Dr. Siobhan Browne from the Department of Folklore and Ethnology in UCC is a specialist in the migration of the Irish to Britain during the war years.

During the course of her research, she interviewed many people who remembered back to those days when it was common practice to post turkeys to relatives in the UK to offset the rigours of food rationing.

“It was really common practice to send turkeys in the post during the years of the Second World War and right through to the 1950s,” she said.

“One woman told me that the parcels that would regularly come at Christmas time in the 1950s always contained a turkey from her Auntie Nelly’s farm in Co. Limerick.”

Archive image from Christmas 1945. Women were very involved in the rearing and preparing of turkeys.
Archive image from Christmas 1945. Women were very involved in the rearing and preparing of turkeys.

It was women who sent the food, and if they had it, men would send money.

Those in Ireland who had the means, and often those who didn’t, would have been aware of food shortages in cities such as London at the time. They would often have sent fresh food such as chicken or butter in parcels to their loved ones.

These were people in Ireland who themselves were often under financial pressure so it was a huge sacrifice.

In those days, too, it was also common practice to give a turkey to the local convent or to the local priest.

Those who lived in rural areas often had more access to fresh food and so were aware that their family members, their cherished sons or daughters, were living under the restraints of World War II rationing.

The postal service was pretty sophisticated in those days- you could post food and it would be in London the next day, or the day after, via the mail ships at a time when there were five mail boat sailings a day from Ireland to Britain.

“I spoke to a man who worked in the post office in London during the war years and he told me that it was also common for turkeys to ‘get lost in the post,” she said.

In those days the rearing of poultry was mainly women’s work, which enabled them to make a supplementary income.

The skills involved, including how to clean them out, were often passed on to their daughters, who knew exactly what to do when the postman arrived bearing the completely intact bird, heads, guts and all.

“It was a niche thing, a knowledge practiced by the women who would have been brought up knowing how to pluck them and clean them out,” said Siobhan.

As well as the rearing and killing of the bird to get ready to send, they would have had to prepare it for postage by going to the local post office, often at some distance.

Bear in mind, it was during a time when women did not have the same access to cars, so hopping down to the local post office was not always as simple as it often is these days.

“The women often kept geese and ducks too, but actual turkeys themselves were the most lucrative element of their poultry for the Christmas market sale.

“Most of the people I interviewed who would have posted them to their families sold the rest of the turkeys, and would have eaten goose themselves for their own Christmas dinner because a turkey fetched a higher price.”

By 1957, the meat rationing was well and truly over and there was more variety of food available.

“The newly arrived Irish were mesmerised by the food choices in London compared to what was available back home, and so then the practice of sending luxury items, such as Mars bars, were sent back home to Ireland,” continued Siobhan.

Christmas turkeys on sale at the English Market, Cork in 1947. 
Christmas turkeys on sale at the English Market, Cork in 1947. 

“In those days you would never have seen such an item, you would have been lucky to get a toffee at the time.

“Baked goods were often sent too and one of those items recalled was an almond cake.

“I spoke to one woman living in London as a child of Irish emigrants who remembered this cake arriving in the post which was made by her granny in Ireland.

“During the lead up to Christmas the children were allowed to take one almond off the circle on top of the cake each day and eat it.”

Others remember being sent ‘Emerald’ sweets in the post, their green wrappers being synonymous with Ireland.

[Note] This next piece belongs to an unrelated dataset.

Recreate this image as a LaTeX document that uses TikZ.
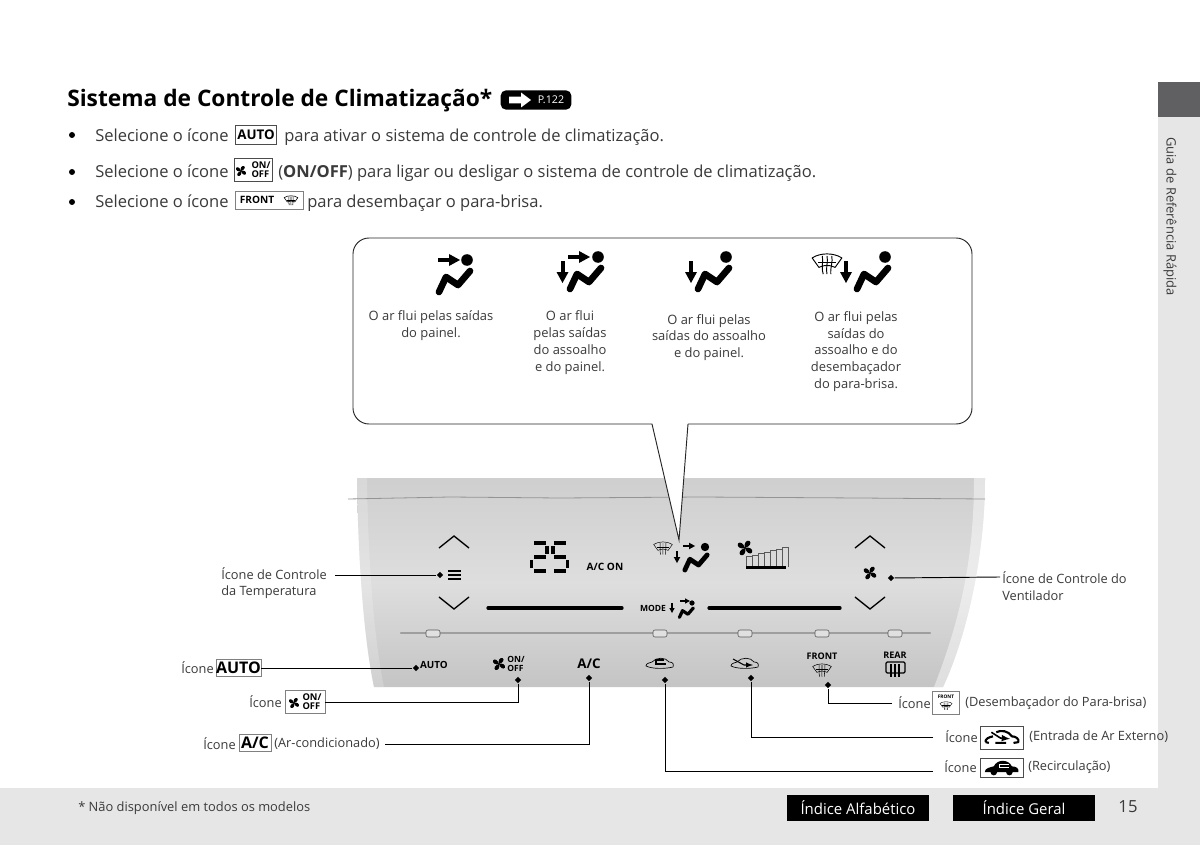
\documentclass[tikz,border=0pt]{standalone}
\usepackage{fontspec}
\setmainfont{Open Sans}
\usetikzlibrary{shapes.geometric,calc}
\definecolor{txt}{HTML}{3A3A3A}
\definecolor{bandgray}{HTML}{E6E6E7}
\definecolor{tabgray}{HTML}{606062}
\tikzset{
  x=0.75pt,y=-0.75pt,
  body/.style={inner sep=0,anchor=base west,text=txt,font=\fontsize{12.4}{15}\selectfont},
  small/.style={inner sep=0,text=txt,font=\fontsize{9.7}{12.6}\selectfont,align=center},
  lab/.style={inner sep=0,text=txt,font=\fontsize{9.6}{12.6}\selectfont,align=left},
  leader/.style={draw=black,line width=0.7pt},
  dotm/.style={diamond,fill=black,inner sep=0,minimum size=5pt},
  iconbox/.style={draw=black!70,line width=0.5pt,fill=white,inner sep=0},
  blackbtn/.style={fill=black,text=white,inner sep=0,minimum width=107pt,minimum height=19.5pt,font=\fontsize{11.2}{13}\selectfont},
  pics/person/.style={code={
    \fill (0,0) circle (5.8);
    \draw[line width=#1,line cap=round,line join=round] (3,11) -- (-9,25) -- (-21,17) -- (-28,32);
  }},
  pics/person/.default=5pt,
  pics/rarrow/.style={code={
    \fill (-11,-2.2) rectangle (2,2.2);
    \fill (0,-6) -- (11,0) -- (0,6) -- cycle;
  }},
  pics/fatarrow/.style={code={
    \fill (-11,-3.4) -- (1,-3.4) -- (1,-7.5) -- (11,0) -- (1,7.5) -- (1,3.4) -- (-11,3.4) -- cycle;
  }},
  pics/darrow/.style={code={
    \fill (-2,-11) rectangle (2,2);
    \fill (-6,0) -- (0,11) -- (6,0) -- cycle;
  }},
  pics/fan/.style={code={
    \foreach \a in {45,135,225,315}
      \fill[rotate=\a] (0,0) .. controls (3,-7) and (12,-9) .. (14,-3) .. controls (15,2) and (7,4) .. (0,0) -- cycle;
  }},
  pics/defrost/.style={code={
    \draw[line width=#1,line join=round] (-11,-3) .. controls (-5,-7) and (5,-7) .. (11,-3) -- (6,4) .. controls (2,2) and (-2,2) .. (-6,4) -- cycle;
    \foreach \d in {-3.5,0,3.5}
      \draw[line width=#1] (\d,-4.5) .. controls (\d+1,0) and (\d-1,3) .. (\d*0.8,9);
    \draw[line width=#1] (-6.5,0.5) -- (6.5,0.5);
  }},
  pics/defrost/.default=0.7pt,
  pics/caroutline/.style={code={
    \draw[line width=0.5pt,line join=round] (-14,3) .. controls (-14,0) and (-10,0) .. (-8,-1) .. controls (-4,-6) and (6,-6) .. (9,-1) .. controls (13,-1) and (14,1) .. (13,4) .. controls (5,6) and (-8,6) .. (-14,3) -- cycle;
  }},
  pics/carsolid/.style={code={
    \fill (-21,5) .. controls (-21,0) and (-14,-1) .. (-10,-2) .. controls (-6,-11) and (8,-11) .. (12,-2) .. controls (18,-2) and (21,1) .. (20,5) -- (13,5) arc (0:180:4) -- (-6,5) arc (0:180:4) -- cycle;
    \draw[white,line width=1pt] (8,-4) -- (-3,-4) -- (-3,-1) -- (9,-1);
  }},
  pics/carout/.style={code={
    \draw[line width=1.6pt,line join=round] (-20,5) .. controls (-21,1) and (-16,-1) .. (-11,-2) (-7,-7) .. controls (-2,-10) and (8,-9) .. (12,-2) .. controls (17,-2) and (21,1) .. (20,5) -- (14,6) (5,6) -- (-8,6) (-16,6) -- (-20,5);
    \draw[line width=1.2pt,-latex] (-13,-7) -- (-2,0) -- (10,1);
  }},
}
\begin{document}
\begin{tikzpicture}
\useasboundingbox (0,0) rectangle (1200,845);
\fill[white] (0,0) rectangle (1200,845);
% page bands
\fill[bandgray] (1158,82) rectangle (1200,845);
\fill[bandgray] (0,788) rectangle (1200,845);
\fill[tabgray] (1158,82) rectangle (1200,117);
\node[rotate=-90,inner sep=0,text=txt,font=\fontsize{9.7}{11}\selectfont] (sidetab) at (1170,216.5) {Guia de Referência Rápida};
% title
\node[inner sep=0,anchor=base west,text=black,font=\bfseries\fontsize{17.05}{20}\selectfont] (title) at (67,106.5) {Sistema de Controle de Climatização*};
\node[fill=black,rounded corners=4pt,inner sep=0,minimum width=53pt,minimum height=14.5pt] (pref) at (536,100) {};
\node[inner sep=0,text=white,font=\fontsize{8}{10}\selectfont] (preftext) at (551,100) {P.122};
\pic[white] at (520,100) {fatarrow};
% bullets
\foreach \yy in {135,172,202} \fill[black] (72,\yy) circle (3);
\node[body] (b1a) at (95,141.5) {Selecione o ícone};
\node[iconbox,minimum width=31pt,minimum height=14pt,font=\bfseries\fontsize{10}{12}\selectfont] (b1i) at (256,135) {AUTO};
\node[body] (b1b) at (284,141.5) {para ativar o sistema de controle de climatização.};
\node[body] (b2a) at (95,177.5) {Selecione o ícone};
\node[iconbox,minimum width=28.5pt,minimum height=17.5pt] (b2i) at (253,170) {};
\pic[scale=0.4] at (241,171) {fan};
\node[inner sep=0,font=\bfseries\fontsize{7}{7.4}\selectfont,align=left] at (261,170) {ON/\\[-0.5pt]OFF};
\node[body] (b2b) at (278,177.5) {(\textbf{ON/OFF}) para ligar ou desligar o sistema de controle de climatização.};
\node[body] (b3a) at (95,208) {Selecione o ícone};
\node[iconbox,draw=black!50,minimum width=51pt,minimum height=13.5pt] (b3i) at (269,200) {};
\node[inner sep=0,font=\bfseries\fontsize{7.6}{9}\selectfont] at (257,200) {FRONT};
\pic[scale=0.62] at (291,199.5) {defrost=0.45pt};
\node[body] (b3b) at (307,208) {para desembaçar o para-brisa.};
% panel
\shade[top color=black!19,bottom color=black!23,middle color=black!13]
  (357,478) -- (985,478) .. controls (985,560) and (965,640) .. (943,687) -- (374,687) .. controls (364,640) and (358,560) .. (357,478) -- cycle;
\fill[white,opacity=0.45] (974,478) -- (985,478) .. controls (985,560) and (965,640) .. (943,687) -- (934,687) .. controls (960,620) and (974,560) .. (974,478) -- cycle;
\fill[white,opacity=0.2] (357,478) -- (367,478) .. controls (368,560) and (374,640) .. (384,687) -- (374,687) .. controls (364,640) and (358,560) .. (357,478) -- cycle;
\draw[black!42,line width=0.6pt] (348,499) -- (450,497) -- (560,498) -- (700,497) -- (860,498) -- (985,499);
\draw[black!38,line width=1.6pt,line cap=round] (401,633) -- (930,633);
\foreach \xx in {433,660,745,822,895}
  \draw[black!65,fill=black!12,line width=0.45pt,rounded corners=1.5pt] (\xx-7,630) rectangle (\xx+7,637);
% panel content
\draw[line width=1pt] (439,548) -- (454,536) -- (469,548);
\draw[line width=1pt] (439,597) -- (454,609) -- (469,597);
\draw[line width=1pt] (855,548) -- (870,536) -- (885,548);
\draw[line width=1pt] (855,597) -- (870,609) -- (885,597);
\foreach \yy in {571,575,579} \draw[line width=0.9pt] (448,\yy) -- (461,\yy);
\pic[scale=0.5] at (870,573) {fan};
\draw[black,line width=2.4pt,line cap=round] (488,608) -- (622,608);
\draw[black,line width=2.4pt,line cap=round] (709,608) -- (840,608);
% 25 display
\begin{scope}[line width=2.7pt]
\draw (534,543) -- (546,543) (547,546) -- (547,554) (534,557) -- (546,557) (531.5,560) -- (531.5,568) (534,571) -- (546,571);
\draw (554,543) -- (566,543) (553,546) -- (553,554) (554,557) -- (566,557) (567.5,560) -- (567.5,568) (554,571) -- (566,571);
\end{scope}
\node[inner sep=0,font=\bfseries\fontsize{7.6}{9}\selectfont] (acon) at (605,567) {A/C ON};
\node[inner sep=0,font=\bfseries\fontsize{6.4}{8}\selectfont] (mode) at (653,608) {MODE};
% mode icons
\pic[scale=0.72] at (705,547) {person=3.6pt};
\pic[scale=0.55] at (689,546) {rarrow};
\pic[scale=0.55] at (677,557) {darrow};
\pic[scale=0.85] at (663,547) {defrost=0.35pt};
\pic[scale=0.45] at (692,603) {person=2.4pt};
\pic[scale=0.45] at (685,601) {rarrow};
\pic[scale=0.45] at (672,608) {darrow};
% fan bars
\pic[scale=0.58] at (745,548) {fan};
\foreach \xx/\tt in {746/556,752/555,758/553,764/552,770/550,776/549,782/547}
  \draw[black!65,line width=0.4pt] (\xx,567) -- (\xx,\tt) -- (\xx+6,\tt) -- (\xx+6,567);
\fill (746,566) rectangle (786,569);
% bottom row icons
\node[inner sep=0,font=\bfseries\fontsize{7.4}{9}\selectfont] (autot) at (434,665) {AUTO};
\pic[scale=0.48] at (499,664) {fan};
\node[inner sep=0,font=\bfseries\fontsize{6.4}{6.8}\selectfont,align=left] (onoff) at (516,664) {ON/\\[-0.5pt]OFF};
\node[inner sep=0,font=\bfseries\fontsize{10}{12}\selectfont] (act) at (589,664) {A/C};
\pic at (660,663) {caroutline};
\draw[line width=1.2pt] (664,660) -- (656,660) -- (656,664) -- (666,664);
\pic at (745,663) {caroutline};
\draw[line width=0.8pt,-latex] (733,659) -- (744,665) -- (753,665);
\node[inner sep=0,font=\bfseries\fontsize{6.8}{8}\selectfont] (frontt) at (822,656) {FRONT};
\pic[scale=0.85] at (822,669) {defrost=0.4pt};
\node[inner sep=0,font=\bfseries\fontsize{6.8}{8}\selectfont] (reart) at (895,655) {REAR};
\draw[line width=0.9pt,rounded corners=1pt] (886,673) -- (886,662) -- (905,662) -- (905,673) -- cycle;
\foreach \d in {-4,0,4} \draw[line width=0.8pt] (895+\d,664) -- (895+\d,677);
% dots
\node[dotm] (dtemp) at (440,575) {};
\node[dotm] (dvent) at (891,578) {};
\node[dotm] (dauto) at (416,668) {};
\node[dotm] (donoff) at (518,680) {};
\node[dotm] (dac) at (589,678) {};
\node[dotm] (drec) at (665,680) {};
\node[dotm] (dext) at (751,678) {};
\node[dotm] (dfront) at (828,685) {};
% bubble
\draw[fill=white,line width=0.7pt,draw=black!85,sharp corners]
  (688,424) -- (679,540) -- (652,424) [rounded corners=12pt] -- (353,424) -- (353,238) -- (972,238) -- (972,424) -- (688,424);
% bubble icons
\pic at (467,260) {person};
\pic at (449,260) {rarrow};
\pic at (598,257) {person};
\pic at (579,257) {rarrow};
\pic at (562.5,272) {darrow};
\pic at (726,257) {person};
\pic at (691,272) {darrow};
\pic at (885,257) {person};
\pic at (846,272) {darrow};
\pic[scale=1.35] at (827,262) {defrost=0.7pt};
\node[small] (t1) at (431,325.5) {O ar flui pelas saídas\\do painel.};
\node[small] (t2) at (570,342.5) {O ar flui\\pelas saídas\\do assoalho\\e do painel.};
\node[small] (t3) at (709,337.5) {O ar flui pelas\\saídas do assoalho\\e do painel.};
\node[small] (t4) at (856,351.5) {O ar flui pelas\\saídas do\\assoalho e do\\desembaçador\\do para-brisa.};
% labels left
\node[lab,anchor=west] (ltemp) at (221,583) {Ícone de Controle\\da Temperatura};
\node[lab,anchor=west] (lvent) at (1002,586) {Ícone de Controle do\\Ventilador};
\node[lab,anchor=west] (lauto) at (181,668) {Ícone};
\node[iconbox,draw=black!50,minimum width=33pt,minimum height=12.5pt,font=\bfseries\fontsize{12}{13}\selectfont] (iauto) at (238.5,668) {AUTO};
\node[lab,anchor=west] (lonoff) at (249,702) {Ícone};
\node[iconbox,draw=black!50,minimum width=30pt,minimum height=17pt] (ionoff) at (305,702) {};
\pic[scale=0.4] at (294,703) {fan};
\node[inner sep=0,font=\bfseries\fontsize{7}{7.4}\selectfont,align=left] at (312,702) {ON/\\[-0.5pt]OFF};
\node[lab,anchor=west] (lac) at (203,744) {Ícone};
\node[iconbox,draw=black!50,minimum width=24pt,minimum height=12.5pt,font=\bfseries\fontsize{12}{13}\selectfont] (iac) at (255,743) {A/C};
\node[lab,anchor=west] (lac2) at (274,744) {(Ar-condicionado)};
\node[lab,anchor=west] (lfront) at (898,703) {Ícone};
\node[iconbox,draw=black!50,minimum width=20pt,minimum height=17.5pt] (ifront) at (946,703) {};
\node[inner sep=0,font=\bfseries\fontsize{3.6}{4}\selectfont] at (946,697) {FRONT};
\pic[scale=0.55] at (946,705) {defrost=0.3pt};
\node[lab,anchor=west] (lfront2) at (965,703) {(Desembaçador do Para-brisa)};
\node[lab,anchor=west] (lext) at (945,737) {Ícone};
\node[iconbox,minimum width=32pt,minimum height=17.5pt] (iext) at (1002,738) {};
\pic[scale=0.82] at (1002,738) {carout};
\node[lab,anchor=west] (lext2) at (1029,737) {(Entrada de Ar Externo)};
\node[lab,anchor=west] (lrec) at (944,767) {Ícone};
\node[iconbox,minimum width=32pt,minimum height=14pt] (irec) at (1002,768) {};
\pic[scale=0.82] at (1002,768) {carsolid};
\node[lab,anchor=west] (lrec2) at (1028,767) {(Recirculação)};
% leaders
\coordinate (ctemp) at (335,575);
\coordinate (cvent) at (1000,577);
\coordinate (cfront) at (892,703);
\coordinate (cext) at (933,737);
\coordinate (crec) at (933,771);
\coordinate (cac) at (385,744);
\draw[leader] (ctemp) -- (dtemp);
\draw[leader] (cvent) -- (dvent);
\draw[leader] (iauto) -- (dauto);
\draw[leader] (ionoff) -| (donoff);
\draw[leader] (cac) -| (dac);
\draw[leader] (crec) -| (drec);
\draw[leader] (cext) -| (dext);
\draw[leader] (cfront) -| (dfront);
% footer
\node[inner sep=0,anchor=west,text=txt,font=\fontsize{9.65}{11}\selectfont] (foot) at (78,808) {* Não disponível em todos os modelos};
\node[blackbtn] (alpha) at (858,808) {Índice Alfabético};
\node[blackbtn] (geral) at (1024,808) {Índice Geral};
\node[inner sep=0,text=txt,font=\fontsize{12.5}{15}\selectfont] (pg) at (1128,807) {15};
\end{tikzpicture}
\end{document}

Bottles of poteen marked as ‘Holy Water’ were often sent too.

These were not always for consumption but would sometimes be rubbed on arthritic hands and knees as a cure.

Others recalled items such as tea being sent and of course there were the Christmas cakes and puddings too.

The sending of food parcels was an act of love and a bridge between two worlds, that of the emigrant and their families.

When it came to the goose in Ireland, which many people had instead of turkey, nothing was wasted.

These days it is still popular to roast your Christmas day potatoes in goose fat.

Food historian, broadcaster, writer and lecturer at UCC Regina Sexton explained:

“There was more meat on a turkey and it was deemed a superior quality bird with its white meat and was sold on to supplement the family income, so it was the goose which often ended up being consumed for the Christmas dinner in homes across Ireland.

“For as long as people have been keeping geese they have also been keeping the fat. Olive oil is a relatively recent thing here.

“Goose fat is very versatile and it was used not only for cooking but also for polishing boots and other household items.

“If people were sick it was also common practise to rub goose grease on the chest, and it was also used for stiffness of the joints and for sprains.

“The eggs are very large and therefore really good for cooking and baking, people really treasured goose eggs. The feathers were also used for stuffing the bedding- items such as pillows and eiderdowns.

“Then there are also the large wing feathers which were saved and used for brushing the hearth, and, of course, the meat on the goose was enjoyed by stuffing it with potato and apple stuffing.

“So when it comes to the goose, nothing was wasted,” she said.

So whether your preference is for goose or turkey this Christmas spare a thought for the incredible Irish women down through the years who with their knowledge and skills literally went out of their way to ensure that all of their family, whether at home or abroad, had a Merry Christmas.

The task of standing in a queue with a handful of Christmas cards in the post office in order to buy a book of stamps seems to pale into insignificance compared with waiting in line with a whole intact turkey to post abroad as generations of Irish women did for their loved ones in times gone by.